Saboohi Nasim and Sushil
Managing e‐government is invariably managing change. Despite plethora of literature on change management, the rate of success of e‐government projects is dismal, especially in…
Abstract
Purpose
Managing e‐government is invariably managing change. Despite plethora of literature on change management, the rate of success of e‐government projects is dismal, especially in developing countries. Deriving from strategy and change management literature, this paper seeks to present a new approach to strategize for better change outcomes in e‐government domain. A new construct of “continuity” is introduced and proposed to be managed concurrently with change forces to attain better delivery of strategic deliverables in e‐government projects.

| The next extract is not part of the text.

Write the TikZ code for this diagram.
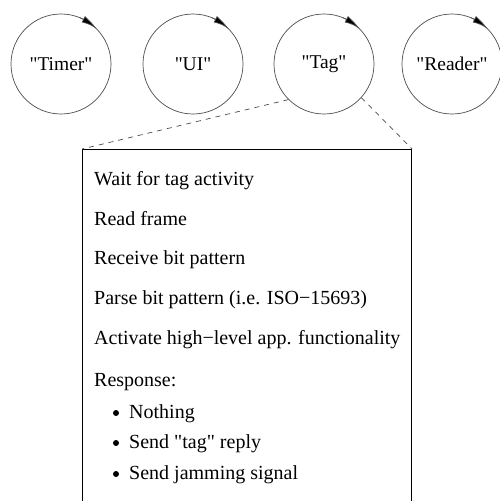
\documentclass[tikz,border=0pt]{standalone}
\usepackage{fontspec}
\setmainfont{Liberation Serif}[Ligatures=TeXOff]
\usetikzlibrary{arrows.meta,bending}
\begin{document}
\begin{tikzpicture}[x=1pt,y=1pt,
  proc/.style={circle, draw=black!70, line width=0.7pt, minimum size=100pt, inner sep=0pt,
               font=\fontsize{19.5}{22}\selectfont},
  loophead/.style={draw=black!70, line width=0.7pt, -{Latex[length=17pt,width=7pt,bend,fill=black]}},
  zoomline/.style={draw=black!70, line width=0.7pt, dash pattern=on 5pt off 5pt},
  panel/.style={draw=black, line width=1.1pt, anchor=north west, minimum width=329pt,
                minimum height=400pt, inner sep=0pt},
  item/.style={anchor=base west, inner sep=0pt, font=\fontsize{20}{22}\selectfont},
  dot/.style={circle, fill=black, inner sep=0pt, minimum size=6pt}]

\useasboundingbox (0,0) rectangle (500,-501);
\clip (0,0) rectangle (500,-501);

% processes, each with a self-loop arrowhead
\node[proc] (timer)  at (61,-64)  {"Timer"};
\node[proc] (ui)     at (193,-64) {"UI"};
\node[proc] (tag)    at (324,-64) {"Tag"};
\node[proc] (reader) at (452,-64) {"Reader"};
\foreach \p in {timer,ui,tag,reader}
  \draw[loophead] (\p.center) ++(68:50pt) arc[start angle=68, end angle=44, radius=50pt];

% detail panel of the "Tag" process
\node[panel] (detail) at (82,-149) {};
\draw[zoomline] (tag.225) -- (detail.north west);
\draw[zoomline] (tag.-42) -- (detail.north east);

\node[item] (s1) at (94,-185) {Wait for tag activity};
\node[item] (s2) at (94,-225) {Read frame};
\node[item] (s3) at (94,-264) {Receive bit pattern};
\node[item] (s4) at (94,-304) {Parse bit pattern (i.e. ISO−15693)};
\node[item] (s5) at (94,-344) {Activate high−level app. functionality};
\node[item] (s6) at (94,-386) {Response:};

\node[dot] (d1) at (116,-413) {};
\node[dot] (d2) at (116,-443) {};
\node[dot] (d3) at (116,-474) {};
\node[item] (r1) at (129,-418) {Nothing};
\node[item] (r2) at (129,-448) {Send "tag" reply};
\node[item] (r3) at (129,-479) {Send jamming signal};
\end{tikzpicture}
\end{document}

Design/methodology/approach
Continuity and change forces affecting e‐government domain identified from the literature are statistically validated by conducting an “idea engineering” exercise. For this response from e‐government experts to a structured questionnaire is elicited to validate the forces, which are further modeled in the strategic framework proposed.
Findings
Drawing from strategy and change management literature, it is hypothesized that “managing change in e‐government can be better leveraged by consciously and concurrently managing continuity”. Based on expert survey, out of the initial six continuity and eight change forces proposed, only one continuity force has been dropped and the rest are further modeled in the framework. Propositions for future research and implications for policy makers and implementers are highlighted.
Practical implications
Given the low rate of success of e‐government initiatives, especially in developing countries, this framework may serve as an important approach to strategizing in e‐government domain and may be of value to not just the policy makers but also to other stakeholders like project planners, implementers and also the beneficiaries.
Originality/value
The value of this paper lies in the application of the concept of strategic management of continuity and change in e‐government domain; identification of continuity and change forces in e‐government; and proposing a model linking the “constructs of continuity and change” forces with strategic deliverables of e‐government.